The biggest change is the motor, which has grown in both bore and stroke to 799cc from 889cc. The result is a decent growth in power (just over 8bhp) as well as a modest bump in torque (up 3.7lb. ft to 68lb. ft).
Just like the growth from 790 to 890 on the Adventure, this increase in displacement has also been met with an increase in rotating mass in the engine. KTM says this helps smooth out the throttle response at low rpm as well as improving cornering stability through increased inertia.
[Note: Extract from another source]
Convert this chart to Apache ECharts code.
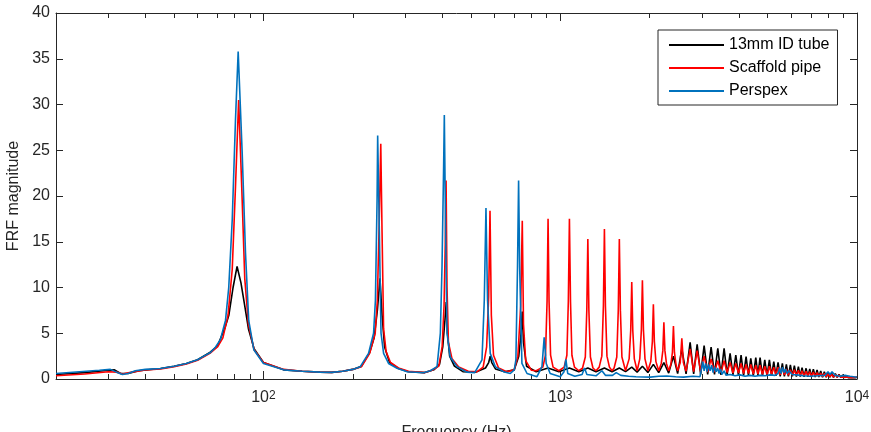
<!DOCTYPE html>
<html><head><meta charset="utf-8">
<script src="https://cdn.jsdelivr.net/npm/echarts@6/dist/echarts.min.js"></script>
<style>html,body{margin:0;padding:0;background:#fff}#c{width:871px;height:432px}</style>
</head><body><div id="c"></div>
<script>
const seriesNames = ['13mm ID tube', 'Scaffold pipe', 'Perspex'];
const seriesColors = ['#000000', '#ff0000', '#0072bd'];
const xMin = 20, xMax = 10000;
const xMajorTicks = [100, 1000, 10000];
const xMinorTicks = [30, 40, 50, 60, 70, 80, 90, 200, 300, 400, 500, 600, 700, 800, 900, 2000, 3000, 4000, 5000, 6000, 7000, 8000, 9000];
const yMin = 0, yMax = 40, yStep = 5;
const xTitle = 'Frequency (Hz)';
const yTitle = 'FRF magnitude';

// [frequency Hz, FRF magnitude]
const tubeData = [
[20,0.5],[25,0.7],[30,0.95],[31.5,1.0],[33,0.6],[35,0.6],[38,0.9],[45,1.15],[50,1.4],[55,1.7],[60,2.1],[66,2.9],[70,3.6],[74,5.5],[76.5,7],[79,10],[81.5,12.3],[84,10.5],[86.5,8],[89,5.5],[93,3.3],[100,1.8],[117,1.0],[135,0.85],[155,0.75],[170,0.72],[185,0.85],[200,1.05],[214,1.4],[228,2.9],[236,4.5],[242,7.5],[247,11],[251,7],[256,3.5],[266,1.8],[285,1.15],[308,0.8],[350,0.7],[375,1.0],[392,1.6],[402,3.5],[409,6.5],[413,8.4],[417,5],[424,2.5],[440,1.4],[470,0.8],[520,0.75],[560,1.2],[574,1.8],[581,2.5],[588,1.8],[605,1.1],[650,0.8],[700,1.0],[725,2.5],[738,5],[745,7.36],[752,4],[770,1.4],[830,0.8],[910,1.2],[990,0.8],[1074,1.2],[1155,0.8],[1239,1.2],[1320,0.8],[1409,1.2],[1495,0.8],[1582,1.2],[1660,0.8],[1742,1.3],[1816,0.75],[1892,1.4],[1974,0.7],[2060,1.6],[2147,0.7],[2235,1.8],[2320,0.65],[2407,2.5],[2487,0.6],[2569,3.3],[2655,0.55],[2740,4.0],[2816,0.55],[2893,3.8],[2973,0.5],[3054,3.64],[3139,0.5],[3224,3.5],[3310,0.5],[3396,3.35],[3481,0.45],[3566,3.35],[3651,0.45],[3736,2.8],[3820,0.45],[3905,2.6],[3986,0.4],[4068,2.6],[4148,0.4],[4229,2.44],[4307,0.4],[4386,2.26],[4473,0.38],[4560,2.33],[4637,0.38],[4714,2.33],[4801,0.35],[4889,2.08],[4978,0.35],[5067,2.08],[5155,0.33],[5243,1.9],[5331,0.33],[5420,1.82],[5512,0.3],[5604,1.71],[5692,0.3],[5781,1.6],[5872,0.28],[5963,1.53],[6057,0.28],[6151,1.46],[6248,0.26],[6346,1.35],[6437,0.25],[6529,1.24],[6632,0.25],[6736,1.17],[6833,0.24],[6931,1.1],[7029,0.23],[7128,1.06],[7231,0.22],[7335,1.0],[7440,0.21],[7546,0.88],[7653,0.2],[7761,0.8],[7873,0.2],[7986,0.73],[8102,0.19],[8218,0.62],[8334,0.18],[8450,0.6],[8573,0.17],[8697,0.5],[8823,0.16],[8950,0.44],[9077,0.15],[9205,0.38],[9338,0.15],[9471,0.33],[9593,0.14],[9716,0.25],[9858,0.14],[10000,0.2]
];
const scaffoldData = [
[20,0.35],[25,0.55],[30,0.8],[32,0.75],[33.5,0.55],[36,0.75],[40,1.0],[45,1.1],[50,1.35],[55,1.65],[60,2.05],[66,2.8],[70,3.5],[73,4.5],[76,7],[78.5,12],[80.5,21],[82.5,30.5],[84.5,21],[86.5,11],[89,6.0],[93,3.2],[100,1.8],[117,1.05],[135,0.85],[155,0.75],[170,0.72],[185,0.85],[200,1.05],[214,1.35],[228,2.8],[238,5.0],[242,8.6],[245.5,17],[248.5,25.7],[251,16],[254,5.5],[259,3.0],[268,1.8],[285,1.2],[308,0.85],[350,0.7],[370,0.95],[390,1.4],[400,3.5],[406,8],[410,15],[412.5,21.7],[415.5,10],[420,4],[432,2.2],[455,1.3],[490,0.85],[525,0.8],[550,1.3],[565,3.5],[574,9],[580,18.4],[586,7],[596,2.6],[620,1.2],[660,0.8],[700,1.0],[720,2.5],[736,8],[745,17.3],[752,6],[765,2],[800,0.95],[830,0.9],[874,1.3],[892,2.6],[903,8.5],[910,17.5],[917,8.5],[928,2.6],[946,1.3],[990,0.9],[1031,1.3],[1053,2.6],[1065,8.5],[1074,17.5],[1083,8.5],[1095,2.6],[1117,1.3],[1155,0.9],[1189,1.2],[1215,2.4],[1229,7.5],[1239,15.3],[1249,7.5],[1264,2.4],[1289,1.2],[1320,0.9],[1353,1.3],[1381,2.5],[1398,8],[1409,16.4],[1420,8],[1437,2.5],[1465,1.3],[1495,0.9],[1519,1.2],[1551,2.4],[1569,7.5],[1582,15.3],[1595,7.5],[1614,2.4],[1660,0.9],[1707,2.2],[1728,5.3],[1742,10.6],[1756,5.3],[1777,2.2],[1816,0.9],[1854,2.2],[1877,5.4],[1892,10.8],[1907,5.4],[1930,2.2],[1974,0.9],[2019,1.9],[2044,4.1],[2060,8.16],[2076,4.1],[2101,1.9],[2147,0.9],[2190,1.7],[2217,3.1],[2235,6.2],[2253,3.1],[2280,1.7],[2320,0.9],[2359,1.6],[2388,2.9],[2407,5.8],[2426,2.9],[2455,1.6],[2487,0.9],[2538,1.8],[2569,4.45],[2600,1.8],[2655,0.85],[2740,3.3],[2816,0.8],[2893,3.1],[2973,0.8],[3054,2.5],[3139,0.75],[3224,2.2],[3310,0.75],[3396,2.0],[3481,0.7],[3566,2.0],[3651,0.7],[3736,1.8],[3820,0.65],[3905,1.7],[3986,0.65],[4068,1.7],[4148,0.6],[4229,1.6],[4307,0.6],[4386,1.6],[4473,0.55],[4560,1.5],[4637,0.55],[4714,1.5],[4801,0.5],[4889,1.4],[4978,0.5],[5067,1.4],[5155,0.5],[5243,1.3],[5331,0.45],[5420,1.3],[5512,0.45],[5604,1.2],[5692,0.45],[5781,1.1],[5872,0.4],[5963,1.0],[6057,0.4],[6151,1.0],[6248,0.4],[6346,0.95],[6437,0.35],[6529,0.9],[6632,0.35],[6736,0.85],[6833,0.35],[6931,0.8],[7029,0.3],[7128,0.75],[7231,0.3],[7335,0.7],[7440,0.3],[7546,0.65],[7653,0.25],[7761,0.6],[7873,0.25],[7986,0.55],[8102,0.25],[8218,0.5],[8334,0.2],[8450,0.5],[8573,0.2],[8697,0.45],[8823,0.2],[8950,0.4],[9077,0.2],[9205,0.4],[9338,0.2],[9471,0.35],[9593,0.15],[9716,0.3],[10000,0.2]
];
const perspexData = [
[20,0.6],[24,0.8],[28,0.95],[30.5,1.05],[32,0.75],[33.5,0.5],[35,0.6],[37,0.9],[40,1.05],[45,1.15],[50,1.4],[55,1.7],[60,2.1],[63,2.5],[66.3,2.9],[69,3.5],[71.6,4.3],[74.5,6.4],[76.4,10],[78.5,17.4],[80.5,28.3],[82.2,35.8],[84.8,24.7],[87,13.8],[89.2,6.4],[92.8,3.2],[100,1.7],[117,1.0],[135,0.85],[155,0.75],[170,0.72],[185,0.85],[200,1.05],[212,1.35],[226,2.8],[235,5.0],[238.4,8.6],[241.5,19.6],[242.6,26.6],[245.8,16],[249,5],[254,2.8],[264,1.7],[282,1.17],[305,0.8],[346,0.69],[365,0.9],[384.6,1.35],[394.5,5],[399.7,12.3],[404.7,23.2],[406.9,28.85],[411,15.9],[415.5,5],[426,2.4],[449,1.35],[485,0.75],[515,0.7],[545,2.1],[554.8,8.6],[562.1,18.7],[569,8.6],[581,2.8],[604,1.35],[644,0.8],[679,0.6],[700,1.0],[709,2.1],[718,12.3],[724,21.7],[730,12.3],[743,1.7],[773,0.6],[835,0.25],[868,1.35],[883,4.55],[897,1.7],[925,0.6],[1000,0.25],[1030,0.8],[1045,2.15],[1060,0.6],[1120,0.3],[1185,0.5],[1207,1.2],[1230,0.5],[1320,0.35],[1382,0.9],[1420,0.4],[1500,0.4],[1544,0.7],[1600,0.4],[1700,0.3],[1800,0.25],[2009,0.2],[2150,0.3],[2286,0.33],[2450,0.25],[2602,0.2],[2800,0.3],[2958,0.25],[3023,1.9],[3054,0.9],[3089,1.7],[3126,0.8],[3162,1.6],[3199,0.9],[3237,1.5],[3275,0.7],[3313,1.3],[3352,0.8],[3391,1.2],[3430,0.6],[3470,1.1],[3511,0.5],[3566,0.9],[3622,0.4],[3736,0.5],[3884,0.35],[4037,0.45],[4196,0.3],[4362,0.4],[4534,0.3],[4713,0.4],[4899,0.35],[5093,0.45],[5294,0.4],[5420,0.6],[5484,1.2],[5548,0.6],[5613,1.3],[5678,0.7],[5745,1.1],[5812,0.6],[5903,0.9],[6041,0.5],[6280,0.45],[6579,0.35],[6946,0.3],[7389,0.35],[7803,0.4],[7986,0.8],[8111,0.5],[8238,0.8],[8432,0.4],[8766,0.3],[9112,0.4],[9472,0.3],[10000,0.2]
];

const FONT = '"Liberation Sans", Arial, Helvetica, sans-serif';
const AX = '#262626';
const lg = Math.log10;
const xl0 = lg(xMin), xl1 = lg(xMax);

function tickAxis(pos, ticks, len, showLabel) {
  return {
    type: 'value', gridIndex: 0, position: pos, min: xl0, max: xl1,
    axisLine: { show: false },
    splitLine: { show: false },
    axisTick: { show: true, inside: true, length: len, customValues: ticks.map(lg), lineStyle: { color: AX, width: 1 } },
    axisLabel: showLabel ? {
      show: true, customValues: ticks.map(lg), margin: 11,
      formatter: v => '{b|10}{s|' + Math.round(v) + '}',
      rich: {
        b: { fontFamily: FONT, fontSize: 16, color: AX, lineHeight: 16, padding: [7, 0, 0, 0], verticalAlign: 'bottom' },
        s: { fontFamily: FONT, fontSize: 12, color: AX, lineHeight: 12, verticalAlign: 'top' }
      }
    } : { show: false }
  };
}

const chart = echarts.init(document.getElementById('c'), null, { renderer: 'canvas', width: 871, height: 432 });
chart.setOption({
  animation: false,
  backgroundColor: '#ffffff',
  grid: { left: 56, right: 14, top: 13, bottom: 53, containLabel: false, outerBoundsMode: 'none' },
  legend: {
    data: seriesNames, orient: 'vertical', left: 658, top: 30,
    padding: [6, 8, 5, 11], itemGap: 5, itemWidth: 55, itemHeight: 2, icon: 'rect',
    backgroundColor: '#ffffff', borderColor: AX, borderWidth: 1,
    textStyle: { fontFamily: FONT, fontSize: 16, color: '#000', lineHeight: 18 }
  },
  xAxis: [
    {
      type: 'log', logBase: 10, min: xMin, max: xMax, position: 'bottom',
      axisLine: { show: true, lineStyle: { color: AX, width: 1 } },
      axisTick: { show: false }, axisLabel: { show: false }, splitLine: { show: false },
      name: xTitle, nameLocation: 'middle', nameGap: 46,
      nameTextStyle: { fontFamily: FONT, fontSize: 16, color: AX }
    },
    tickAxis('bottom', xMajorTicks, 8, true),
    tickAxis('bottom', xMinorTicks, 5, false),
    Object.assign(tickAxis('top', xMajorTicks, 8, false), { axisLine: { show: true, lineStyle: { color: AX, width: 1 } } }),
    tickAxis('top', xMinorTicks, 5, false)
  ],
  yAxis: [
    {
      type: 'value', min: yMin, max: yMax, interval: yStep, position: 'left',
      axisLine: { show: true, lineStyle: { color: AX, width: 1 } },
      axisTick: { show: true, inside: true, length: 7, lineStyle: { color: AX } },
      axisLabel: { fontFamily: FONT, fontSize: 16, color: AX, margin: 6 },
      splitLine: { show: false },
      name: yTitle, nameLocation: 'middle', nameGap: 33, nameRotate: 90,
      nameTextStyle: { fontFamily: FONT, fontSize: 16, color: AX }
    },
    {
      type: 'value', min: yMin, max: yMax, interval: yStep, position: 'right',
      axisLine: { show: true, lineStyle: { color: AX, width: 1 } },
      axisTick: { show: true, inside: true, length: 7, lineStyle: { color: AX } },
      axisLabel: { show: false }, splitLine: { show: false }
    }
  ],
  series: [tubeData, scaffoldData, perspexData].map((d, i) => ({
    name: seriesNames[i], type: 'line', xAxisIndex: 0, yAxisIndex: 0,
    data: d, showSymbol: false, symbol: 'none', smooth: false,
    color: seriesColors[i],
    lineStyle: { color: seriesColors[i], width: 1.6 },
    emphasis: { disabled: true }
  }))
});
</script></body></html>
Related: KTM 890 Adventure bike review
Away from the engine, the electronics have had an overhaul with a six-axis IMU which ought to improve the size of the electronic safety net. Just like before there are three riding modes (rain, street, and sport) plus an optional track mode where you can fiddle with all the settings and turn various safety features off if you so desire.
There are some small ergonomic tweaks too that might save you the odd tenth of a second, including a shorter gear lever, new springs in the clutch and an updated quickshifter/auto
blipper, which remains an accessory option. Helping you bring all this to a halt is an updated Brembo braking system that features new calipers and pads for improved stopping power.
Other changes include improved suspension in the form of 43mm WP Apex forks and Continental ContiRoad tyres, which KTM say provide excellent wet weather performance and warm up quickly. Last but not least it’s worth noting that KTM have brought the 890 Duke bang up to date emissions wise, meeting the latest Euro5 standards all while keeping the dry weight to the exact same figure as it was before. Impressive stuff.
At £9649 when it arrives in dealers next month, it will add another option for any middleweight buyer eyeing up a Triumph Street Triple, the Yamaha MT-09 or the new Aprilia Tuono 660. The only sad news is for A2 licence holding KTM lovers.
A2 licences are restricted to 47bhp and the bikes themselves can make no more than double (94bhp). KTM previously offered a lower powered 790L for A2 riders but they have confirmed there won’t be a 890L, while the 790L has also been discontinued, leaving just the 390 Duke for restricted riders.